Contre l’immigration, le féminisme et le politiquement correct
Dans son guide pour le grand public, le blogueur Milo Yiannopoulos, suspendu par Twitter (qui l’accuse d’avoir orchestré la campagne de harcèlement contre l’actrice afro-américaine Leslie Jones), décrit l’alt-right comme « une contre-culture ». Ses militants se retrouvent surtout dans le rejet de l’immigration, du féminisme, de la diversité et surtout du politiquement correct. Le mouvement s’était notamment illustré lors du Gamergate, attaquant violemment certaines développeuses, au prétexte que le jeu vidéo, c’était mieux avant, quand ils étaient conçus par des hommes pour des hommes.
Le spectre du racisme
Plusieurs figures de la suprématie blanche gravitent autour du mouvement comme l’ancien grand prêtre du KKK, David Duke. Selon Yiannopoulos, il s’agit « d’une minorité en voie de disparition ». Malgré ses affirmations, plusieurs « intellectuels » alt-right surfent sur des thèses radioactives comme celle du « QI racial ». Selon Yiannopoulos, il s’agit de « donner la priorité aux intérêts de sa tribu, et de reconnaître le droit aux autres, Mexicains, Afro-Américains ou musulmans, de faire pareil ». A la différence des skinheads, auxquels les militants sont souvent comparés, il dit vouloir atteindre ce but non pas par la violence mais par les urnes. Arrive Donald Trump.
Et Donald Trump, dans tout ça ?
Populiste : check. Isolationniste, anti-immigration, politiquement incorrect : trois sur trois. Le candidat surfe sur la vague. Quand il dit qu’il veut expulser 11 millions d’immigrés illégaux, construire un mur à la frontière mexicaine et interdire l’entrée du pays aux musulmans, ou qu’il relaie des théories du complot sur la santé de Clinton et évoque une élection « truquée », Trump ne parle pas à la base du parti républicain mais bien à sa frange la plus extrême. Idem quand il refuse de condamner le soutien de David Duke ou qu’il choisit comme PDG de sa campagne Steve Bannon, le patron de l’empire médiatique Breitbart, vitrine du mouvement alt-right. Parfois, Trump retweete directement des mèmes trouvés sur des forums «alt», comme cette image d'Hillary Clinton avec des dollars et une étoile de David.
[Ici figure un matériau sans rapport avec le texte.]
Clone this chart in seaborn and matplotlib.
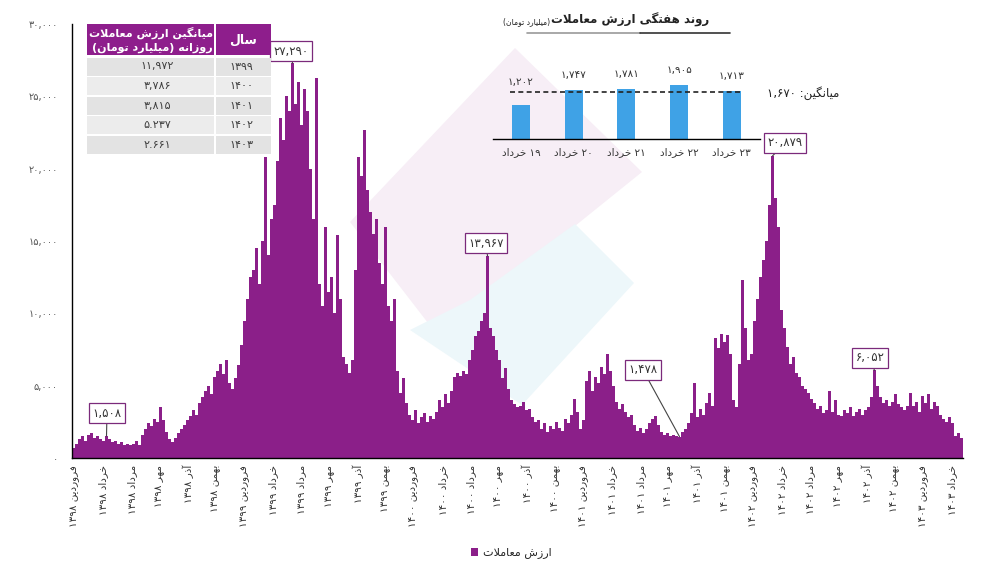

Trump fait un pari mathématique
Alors qu’il n’arrive pas à séduire les minorités, il va devoir mobiliser « les électeurs blancs désaffectés », analyse le statisticien Nate Silver. S’il réussit à provoquer une participation similaire à 1992, il pourrait compter sur 8 millions d’électeurs blancs supplémentaires. Son problème, c’est qu’ils sont surtout situés dans des Etats déjà largement républicains, au Mid-West. Avec 6 % de retard sur Hillary Clinton et une carte chaque jour plus compliquée, il faudra plus que l’enthousiasme de cette droite alternative pour le porter jusqu’à la Maison Blanche.